We increasingly realise many of the journalists are adrenalin junkies, hooked on the buzz from following in soldier immediate footsteps. “What a rush!” screams Joel after they drive away from a battle that ended with a series of summary executions. Many of the journalists don’t consider they hold any moral connection at all for what happens in front of them. It never occurs to them to attempt to prevent an act of violence or argue against something they see. You start to get the chilling feeling that some of them would as unprotestingly followed the Wehrmacht through the Eastern Front and recorded mass executions with the same emotional disconnection.

The journalists also have a cast-iron belief in their own inviolability, believing the simple waving of their press badge will be guarantee them safety. This delusion is seriously shaken by an encounter with a terrifying, mass-grave filling soldier played by a dead-eyed chill by Jesse Plemons. Even in the tragic aftermath of this, Joel’s grief at the loss of friends and colleagues is also tinged with regret that their potential missing of a crucial story means it was also all for nothing.

Only Lee – an excellently subtle performance by Kirsten Dunst, with the flowering of doubt and regret behind her eyes growing in every scene – shows any growing sense of the ghastly moral compromises (and even collaboration with the grisly things they witness) the journalists have made. It makes an excellent contrast with the increasingly gung-ho and risk-taking Jessie (an equally fine Cailee Spaeny), who becomes as hooked on the adrenalin rush of combat as Joel is.

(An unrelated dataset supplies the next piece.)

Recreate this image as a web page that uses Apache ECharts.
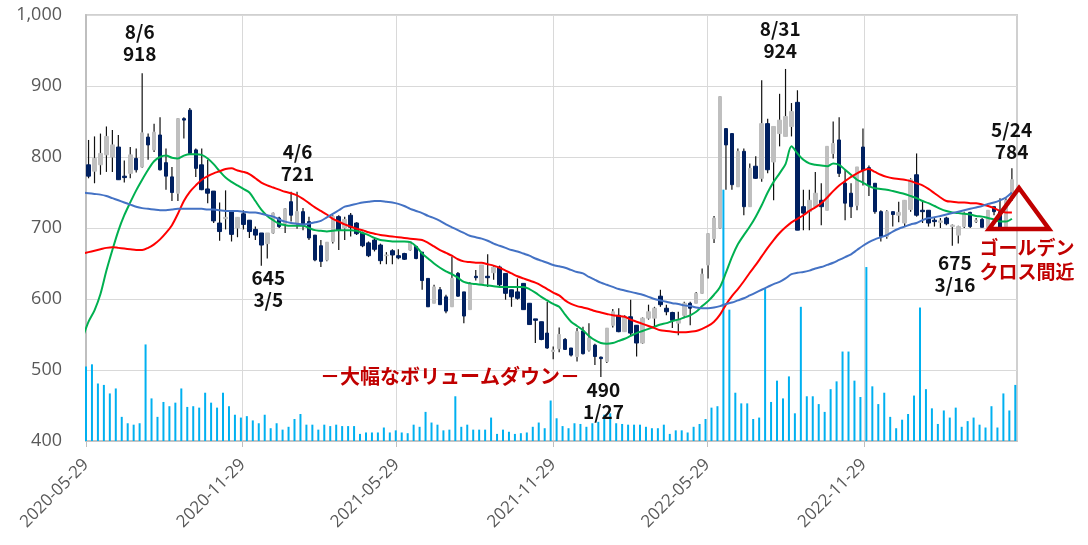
<!DOCTYPE html>
<html><head><meta charset="utf-8">
<script src="https://cdn.jsdelivr.net/npm/echarts@6/dist/echarts.min.js"></script>
<style>html,body{margin:0;padding:0;background:#fff}#c{width:1088px;height:545px}</style>
</head><body><div id="c"></div>
<script>
// ---------- data ----------
const firstCandleMonday = '2020-06-01';   // weekly candles (week start)
const firstVolumeFriday = '2020-05-29';   // weekly volume (week end)
const firstMaMonday = '2020-05-25';       // moving averages (weekly)
const axisStart = '2020-05-29';
const axisEnd = '2023-05-28';
const tickLabels = ['2020-05-29','2020-11-29','2021-05-29','2021-11-29','2022-05-29','2022-11-29'];

const opens = [789,780,789,803,800,814,773,777,798,786, 828,810,831,792,772,749,854,866,810,789,
 755,752,707,713,723,700,720,711,698,693, 678,693,714,706,737,706,723,709,690,675,
 655,681,716,700,718,707,693,679,683,676, 661,668,661,664,669,674,666,629,594,613,
 603,589,636,610,585,632,622,632,637,645, 636,613,610,622,594,572,568,552,526,530,
 543,531,519,555,528,535,518,512,563,577, 554,575,563,538,573,573,604,587,581,566,
 577,594,594,608,648,685,700,840,833,758, 808,730,787,770,847,793,833,829,843,877,
 730,723,730,739,725,805,824,763,749,732, 814,785,763,723,688,723,718,707,726,775,
 725,725,711,708,714,702,690,702,722,709, 712,700,730,723,702,742];
const closes = [773,798,805,829,817,768,771,803,782,834, 817,835,782,773,750,854,852,805,784,754,
 749,710,695,715,691,715,705,695,690,676, 693,721,702,727,718,723,706,686,655,653,
 680,716,697,712,701,692,675,661,670,654, 662,662,658,656,681,657,626,589,617,592,
 583,629,604,576,622,630,648,630,645,620, 608,603,601,585,564,570,543,531,528,550,
 529,521,554,523,545,519,516,559,582,554, 575,552,538,573,582,587,592,582,570,571,
 594,587,608,635,692,714,885,817,761,808, 730,784,770,847,782,843,852,857,864,697,
 721,739,749,730,815,819,777,735,730,786, 781,760,723,688,723,719,722,739,768,718,
 723,707,709,710,706,704,702,721,702,711, 701,725,723,700,739,768];
const lows = [770,763,775,779,779,768,764,770,778,785, 796,807,781,754,738,738,826,804,772,753,
 735,707,682,698,681,687,698,686,683,647, 657,692,700,693,709,699,697,683,653,645,
 653,678,669,683,688,690,673,659,667,649, 649,649,656,655,668,656,613,589,594,592,
 580,589,603,566,585,626,622,617,627,618, 599,589,599,585,564,538,542,530,515,525,
 528,519,512,522,526,507,490,510,560,553, 554,549,519,537,571,561,589,577,559,549,
 575,563,594,607,629,679,699,754,754,758, 718,730,769,765,777,739,815,829,829,697,
 697,697,728,704,725,798,772,711,714,725, 760,745,720,681,685,702,708,702,723,716,
 707,702,702,700,704,675,678,700,700,707, 701,697,718,700,702,738];
const highs = [824,829,833,843,838,831,795,814,812,918, 833,847,856,812,786,855,856,869,812,812,
 796,752,736,753,723,715,725,711,702,693, 693,722,716,728,751,751,728,716,690,683,
 680,718,718,716,721,708,695,681,686,678, 666,670,670,665,681,674,666,629,620,617,
 606,660,638,610,624,641,648,663,647,647, 636,613,629,622,594,572,568,596,533,560,
 545,531,559,561,566,537,519,559,586,587, 577,599,563,574,592,589,613,592,582,582,
 596,596,610,643,693,717,886,840,833,812, 812,791,801,908,854,843,889,924,876,894,
 754,754,779,763,815,850,856,782,763,786, 840,788,763,725,725,723,737,739,770,805,
 739,725,714,714,716,705,703,723,723,714, 714,725,730,742,742,784];

const volumes = [105,108,81,79,67,74,34,25,23,25, 136,60,34,55,49,54,74,48,49,47,
 68,54,47,68,49,37,33,35, 29,25,37,18,25,16,20,31,38,23,
 23,16,23,21,23,21,21,21,10,12, 12,12,19,12,
 15,12,11,23,20,41,26,23,15,16, 63,20,23,16,16,16,33,10,16,13,
 10,11,12,20,26,18, 57,32,21,18,25,24,20,25,27,37,
 39,25,24,23,23,23,20,18,18,23, 10,15,15,12,20,24,
 31,47,49,354,185,68,53,53,31,33, 214,55,85,60,91,39,189,63,63,52,
 41,73,84,126,126,85, 62,245,77,52,68,34,18,30,38,64,
 188,73,46,24,43,33,47,20,28,33, 23,19,49,19,67,43,79];

const maShort = [545,568,584,607,640,669,696,718,736,753, 768,782,794,800,802,799,798,802,804,804,
 803,798,790,780,771,765,760,755,750,738, 726,717,711,706,704,703,703,703,700,697,
 696,695,696,697,697,697,696,693,690,686, 683,682,681,681,681,680,674,664,657,650,
 644,639,635,630,624,622,621,620,619,618, 617,617,617,617,617,614,609,603,598,593,
 589,578,568,562,556,548,542,538,537,538, 541,544,548,552,555,558,561,564,566,569,
 571,574,577,582,590,597,606,617,637,659, 677,690,702,716,732,750,765,777,790,815,
 805,796,791,789,788,787,791,789,782,775, 768,764,759,756,755,754,752,750,748,745,
 742,738,735,731,727,724,722,721,720,719, 717,716,714,712,709,709,713];
const maMid = [664,666,668,670,672,673,672,671,670,669, 669,672,677,684,693,704,720,738,751,760,
 768,773,777,780,783,784,781,779,776,770, 764,760,757,754,751,749,746,741,735,729,
 724,719,713,709,705,702,699,697,694,692, 690,689,688,687,686,685,684,683,679,674,
 669,665,661,656,653,652,651,651,649,647, 644,640,636,632,629,626,623,619,614,609,
 605,598,593,590,588,586,583,581,579,577, 576,575,571,568,565,562,559,556,555,554,
 553,553,554,555,558,562,568,578,592,604, 614,625,637,648,660,672,683,693,701,708,
 713,718,724,729,735,743,752,760,766,772, 777,781,783,779,775,772,770,769,768,766,
 763,760,755,749,743,738,737,736,736,735, 735,733,731,728,724,722,722];
const maLong = [750,749,748,747,745,742,739,736,733,730, 728,727,726,725,725,726,727,727,727,727,
 727,726,726,725,724,724,724,723,722,722, 720,718,716,712,709,707,706,705,706,708,
 710,715,720,725,730,732,734,736,737,738, 738,737,736,734,731,727,724,721,717,714,
 710,705,701,697,693,689,687,685,682,678, 675,672,669,667,664,661,657,654,651,648,
 646,644,641,638,636,631,627,623,620,617, 614,612,610,608,606,603,600,598,596,594,
 593,591,590,588,587,587,588,590,593,595, 598,601,605,609,613,617,621,624,629,635,
 637,638,640,643,645,648,651,655,659,663, 669,675,680,684,687,690,695,699,702,705,
 707,711,714,715,717,719,721,723,725,727, 729,731,734,736,739,743,750];

const annotDates = ['2020-08-06','2021-04-06','2021-03-05','2022-01-27','2022-08-31','2023-03-16','2023-05-24'];
const annotValues = [918,721,645,490,924,675,784];
const annotTexts = ['8/6\n918','4/6\n721','645\n3/5','490\n1/27','8/31\n924','675\n3/16','5/24\n784'];
const noteVolume = '－大幅なボリュームダウン－';
const noteCross = 'ゴールデン\nクロス間近';

// ---------- helpers ----------
function ts(s){const p=s.split('-').map(Number);return new Date(p[0],p[1]-1,p[2]).getTime();}
function weekly(s,count){const p=s.split('-').map(Number);const r=[];for(let i=0;i<count;i++)r.push(new Date(p[0],p[1]-1,p[2]+7*i).getTime());return r;}
function pad(n){return (n<10?'0':'')+n;}
function fmt(v){const d=new Date(v);return d.getFullYear()+'-'+pad(d.getMonth()+1)+'-'+pad(d.getDate());}

const candleT = weekly(firstCandleMonday, opens.length);
const volT = weekly(firstVolumeFriday, volumes.length);
const maT = weekly(firstMaMonday, maShort.length);
const tickT = tickLabels.map(ts);

// label offsets (layout only)
const annotOffsets = [[-5,-30],[-54,-50],[-56,22],[0,24],[-7,-29],[0,28],[-2,-28]];

const JP = '"Noto Sans CJK JP", "Noto Sans", sans-serif';
const AX = '"Open Sans", "Noto Sans", sans-serif';

const chart = echarts.init(document.getElementById('c'), null, {renderer:'canvas'});
chart.setOption({
  animation:false,
  backgroundColor:'#ffffff',
  grid:{left:86,right:71,top:15,bottom:104,show:true,borderColor:'#D0D0D0',borderWidth:2,containLabel:false,outerBoundsMode:'none'},
  xAxis:{
    type:'value', min:ts(axisStart), max:ts(axisEnd), scale:true,
    axisLine:{show:true,lineStyle:{color:'#BFBFBF',width:1.5}},
    axisTick:{show:true,customValues:tickT,length:6,lineStyle:{color:'#BFBFBF'}},
    axisLabel:{customValues:tickT,formatter:fmt,rotate:45,color:'#595959',fontSize:17,fontFamily:AX,margin:21},
    splitLine:{show:true,lineStyle:{color:'#D9D9D9',width:1}}
  },
  yAxis:[
    {type:'value',min:400,max:1000,interval:100,
     axisLine:{show:true,lineStyle:{color:'#BFBFBF',width:2}},axisTick:{show:false},
     axisLabel:{color:'#595959',fontSize:18,fontFamily:AX,margin:24,formatter:v=>v.toLocaleString('en-US')},
     splitLine:{lineStyle:{color:'#D9D9D9',width:1}}},
    {type:'value',min:0,max:600,show:false,splitLine:{show:false}}
  ],
  series:[
    {name:'volume',type:'bar',yAxisIndex:1,data:volT.map((t,i)=>[t,volumes[i]]),barWidth:2,
     itemStyle:{color:'#00B0F0'},clip:false,z:1},
    {name:'wick',type:'custom',data:candleT.map((t,i)=>[t,lows[i],highs[i]]),encode:{x:0,y:[1,2]},z:2,
     renderItem:(params,api)=>{const a=api.coord([api.value(0),api.value(1)]);const b=api.coord([api.value(0),api.value(2)]);
       return {type:'line',shape:{x1:a[0],y1:a[1],x2:b[0],y2:b[1]},style:{stroke:'#111111',lineWidth:1.2}};}},
    {name:'price',type:'candlestick',z:3,barWidth:4,
     data:candleT.map((t,i)=>[t,opens[i],closes[i],Math.min(opens[i],closes[i]),Math.max(opens[i],closes[i])]),
     encode:{x:0,y:[1,2,3,4]},
     itemStyle:{color:'#BFBFBF',color0:'#002060',borderColor:'#BFBFBF',borderColor0:'#002060',borderWidth:1},
     markPoint:{symbol:'circle',symbolSize:0,silent:true,
       label:{show:true,position:'inside',color:'#111111',fontSize:19,fontWeight:'bold',lineHeight:22,fontFamily:JP,align:'center'},
       data:annotDates.map((d,i)=>({coord:[ts(d),annotValues[i]],value:annotValues[i],
         label:{formatter:annotTexts[i],offset:annotOffsets[i]}}))}},
    {name:'MA short',type:'line',data:maT.map((t,i)=>[t,maShort[i]]),showSymbol:false,symbol:'none',smooth:0.3,
     lineStyle:{color:'#00B050',width:2},z:4},
    {name:'MA mid',type:'line',data:maT.map((t,i)=>[t,maMid[i]]),showSymbol:false,symbol:'none',smooth:0.3,
     lineStyle:{color:'#FF0000',width:2},z:4},
    {name:'MA long',type:'line',data:maT.map((t,i)=>[t,maLong[i]]),showSymbol:false,symbol:'none',smooth:0.3,
     lineStyle:{color:'#4472C4',width:2},z:4}
  ],
  graphic:[
    {type:'text',x:450,y:376,z:100,style:{text:noteVolume,fill:'#C00000',fontSize:20,fontWeight:'bold',fontFamily:JP,align:'center',verticalAlign:'middle'}},
    {type:'polygon',z:100,shape:{points:[[989,229],[1019,188],[1049,229]]},style:{fill:'none',stroke:'#C00000',lineWidth:4.5,lineJoin:'miter'}},
    {type:'text',x:1027,y:260,z:100,style:{text:noteCross,fill:'#C00000',fontSize:19,fontWeight:'bold',fontFamily:JP,lineHeight:24,align:'center',verticalAlign:'middle'}}
  ]
});
</script></body></html>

Garland explores all this rather well under his flashy eye-catching concept. The film is shot with a grimy, visceral intensity – punctuated frequently with black-and-white freeze frames showing Lee and Jessie’s photos, which reaches a heart-wrenching climax for one pivotal scene. Interestingly it’s the dialogue and plotting that sometimes lets Civil War down: its character arcs verge on the predictable and the characters have a tendency to fill themselves in on events with on-the-nose journalism speak.

Civil War culminates in a well-staged gun battle towards the White House in Washington that, like much of Civil War’s America-based concept is about the shock of seeing these things “happening here” rather than in a land far away “of which we know nothing”. But this teasing of a political comment disguises the film’s real intent, a careful study of the moral complexities of reporting horrors rather than stopping them, of becoming so deadened to violence a friend’s death becomes a photo op. Civil War might be one of the most subtle questioning of journalistic ethics ever made, presenting it not as an unquestionably noble profession but one of moral compromise and dark excitement-by-proxy at death and slaughter.